_Exercise instructions_. Leave the pictures out and copy exactly the lines from the line containing "Write a web" to the line containing "const step = (H", both lines included.

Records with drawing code
------------

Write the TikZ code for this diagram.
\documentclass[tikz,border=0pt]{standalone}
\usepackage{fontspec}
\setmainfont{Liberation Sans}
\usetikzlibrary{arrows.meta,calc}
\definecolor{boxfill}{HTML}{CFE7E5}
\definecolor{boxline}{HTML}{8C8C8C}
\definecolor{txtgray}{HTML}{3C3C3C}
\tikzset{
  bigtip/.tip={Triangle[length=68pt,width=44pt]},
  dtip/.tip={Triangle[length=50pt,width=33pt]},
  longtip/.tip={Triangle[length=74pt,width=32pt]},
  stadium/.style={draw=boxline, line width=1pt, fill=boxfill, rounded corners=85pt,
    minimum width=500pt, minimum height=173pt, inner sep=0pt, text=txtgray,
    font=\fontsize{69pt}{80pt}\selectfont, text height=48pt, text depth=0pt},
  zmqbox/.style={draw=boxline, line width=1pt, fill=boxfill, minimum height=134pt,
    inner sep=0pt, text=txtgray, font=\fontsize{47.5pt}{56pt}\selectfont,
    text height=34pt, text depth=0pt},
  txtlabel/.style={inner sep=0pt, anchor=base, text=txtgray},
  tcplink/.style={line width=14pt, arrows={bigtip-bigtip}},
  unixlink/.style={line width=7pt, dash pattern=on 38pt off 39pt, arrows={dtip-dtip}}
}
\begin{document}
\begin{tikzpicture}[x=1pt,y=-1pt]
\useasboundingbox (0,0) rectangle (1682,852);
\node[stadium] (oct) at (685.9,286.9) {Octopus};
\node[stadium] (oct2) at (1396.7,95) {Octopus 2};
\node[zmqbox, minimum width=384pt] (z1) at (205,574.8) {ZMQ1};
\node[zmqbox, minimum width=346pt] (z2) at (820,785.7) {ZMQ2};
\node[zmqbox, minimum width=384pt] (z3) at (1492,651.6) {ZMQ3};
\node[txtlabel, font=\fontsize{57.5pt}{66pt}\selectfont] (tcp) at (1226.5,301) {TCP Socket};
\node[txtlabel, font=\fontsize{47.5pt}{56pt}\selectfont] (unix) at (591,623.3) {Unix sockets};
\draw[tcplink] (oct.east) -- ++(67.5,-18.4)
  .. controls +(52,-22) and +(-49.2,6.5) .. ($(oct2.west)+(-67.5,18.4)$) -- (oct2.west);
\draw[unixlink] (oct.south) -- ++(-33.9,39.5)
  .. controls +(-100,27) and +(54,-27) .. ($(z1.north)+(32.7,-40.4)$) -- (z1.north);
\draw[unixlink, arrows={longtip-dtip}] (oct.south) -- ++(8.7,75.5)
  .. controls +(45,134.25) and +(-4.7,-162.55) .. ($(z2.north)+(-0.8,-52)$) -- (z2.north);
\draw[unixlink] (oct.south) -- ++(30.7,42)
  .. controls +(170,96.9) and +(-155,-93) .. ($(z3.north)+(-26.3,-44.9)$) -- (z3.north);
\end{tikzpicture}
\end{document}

------------

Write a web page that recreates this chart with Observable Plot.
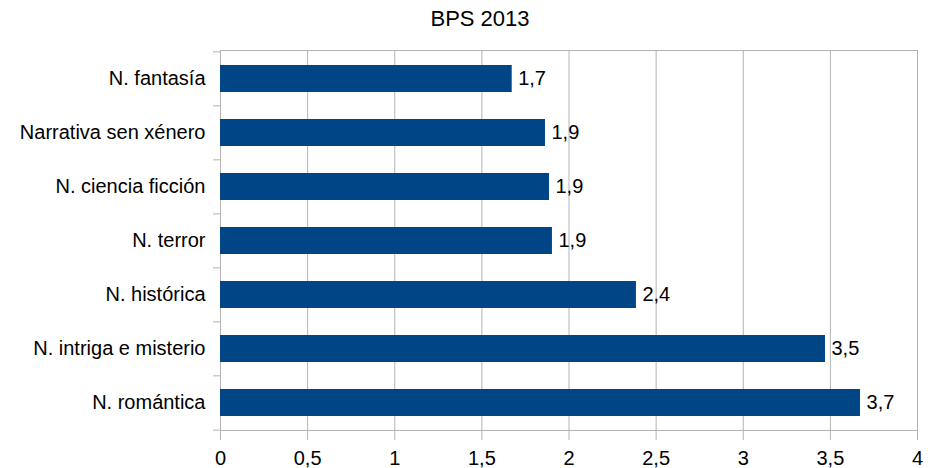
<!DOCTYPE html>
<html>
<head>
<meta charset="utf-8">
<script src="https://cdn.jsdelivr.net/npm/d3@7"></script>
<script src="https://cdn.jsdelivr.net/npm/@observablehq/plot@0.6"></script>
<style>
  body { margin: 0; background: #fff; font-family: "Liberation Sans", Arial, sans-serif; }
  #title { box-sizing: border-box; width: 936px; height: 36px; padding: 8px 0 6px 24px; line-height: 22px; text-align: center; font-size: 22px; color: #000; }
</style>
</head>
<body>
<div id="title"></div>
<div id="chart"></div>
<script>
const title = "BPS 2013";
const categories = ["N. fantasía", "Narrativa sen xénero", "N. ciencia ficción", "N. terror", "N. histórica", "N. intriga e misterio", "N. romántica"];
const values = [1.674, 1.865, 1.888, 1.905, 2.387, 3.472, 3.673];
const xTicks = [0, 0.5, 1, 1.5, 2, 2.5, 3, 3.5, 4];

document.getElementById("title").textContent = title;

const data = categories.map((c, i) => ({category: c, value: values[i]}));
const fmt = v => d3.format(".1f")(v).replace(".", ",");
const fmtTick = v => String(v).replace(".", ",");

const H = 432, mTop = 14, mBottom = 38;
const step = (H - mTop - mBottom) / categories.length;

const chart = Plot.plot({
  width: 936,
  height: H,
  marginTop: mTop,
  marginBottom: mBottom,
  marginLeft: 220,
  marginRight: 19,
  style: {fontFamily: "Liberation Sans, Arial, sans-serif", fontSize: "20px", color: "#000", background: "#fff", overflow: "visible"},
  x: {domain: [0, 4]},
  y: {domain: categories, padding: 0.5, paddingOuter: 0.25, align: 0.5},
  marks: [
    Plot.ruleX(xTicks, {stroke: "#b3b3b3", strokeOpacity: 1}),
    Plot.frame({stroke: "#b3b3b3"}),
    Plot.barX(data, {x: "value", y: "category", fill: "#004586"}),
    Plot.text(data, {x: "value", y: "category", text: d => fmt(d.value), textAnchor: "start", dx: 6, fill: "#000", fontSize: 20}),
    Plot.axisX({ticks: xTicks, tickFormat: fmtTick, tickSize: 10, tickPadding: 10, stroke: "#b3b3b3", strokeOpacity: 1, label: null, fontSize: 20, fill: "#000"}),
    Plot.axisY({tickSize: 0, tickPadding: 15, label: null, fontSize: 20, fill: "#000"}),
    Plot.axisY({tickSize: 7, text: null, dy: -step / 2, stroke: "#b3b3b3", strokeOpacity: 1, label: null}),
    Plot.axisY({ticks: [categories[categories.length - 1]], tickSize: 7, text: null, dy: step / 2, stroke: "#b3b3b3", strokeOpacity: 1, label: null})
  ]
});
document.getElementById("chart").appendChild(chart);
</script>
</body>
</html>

------------

_Result of this exercise_.
Write a web page that recreates this chart with Observable Plot.
<!DOCTYPE html>
<html>
<head>
<meta charset="utf-8">
<script src="https://cdn.jsdelivr.net/npm/d3@7"></script>
<script src="https://cdn.jsdelivr.net/npm/@observablehq/plot@0.6"></script>
<style>
  body { margin: 0; background: #fff; font-family: "Liberation Sans", Arial, sans-serif; }
  #title { box-sizing: border-box; width: 936px; height: 36px; padding: 8px 0 6px 24px; line-height: 22px; text-align: center; font-size: 22px; color: #000; }
</style>
</head>
<body>
<div id="title"></div>
<div id="chart"></div>
<script>
const title = "BPS 2013";
const categories = ["N. fantasía", "Narrativa sen xénero", "N. ciencia ficción", "N. terror", "N. histórica", "N. intriga e misterio", "N. romántica"];
const values = [1.674, 1.865, 1.888, 1.905, 2.387, 3.472, 3.673];
const xTicks = [0, 0.5, 1, 1.5, 2, 2.5, 3, 3.5, 4];

document.getElementById("title").textContent = title;

const data = categories.map((c, i) => ({category: c, value: values[i]}));
const fmt = v => d3.format(".1f")(v).replace(".", ",");
const fmtTick = v => String(v).replace(".", ",");

const H = 432, mTop = 14, mBottom = 38;
const step = (H - mTop - mBottom) / categories.length;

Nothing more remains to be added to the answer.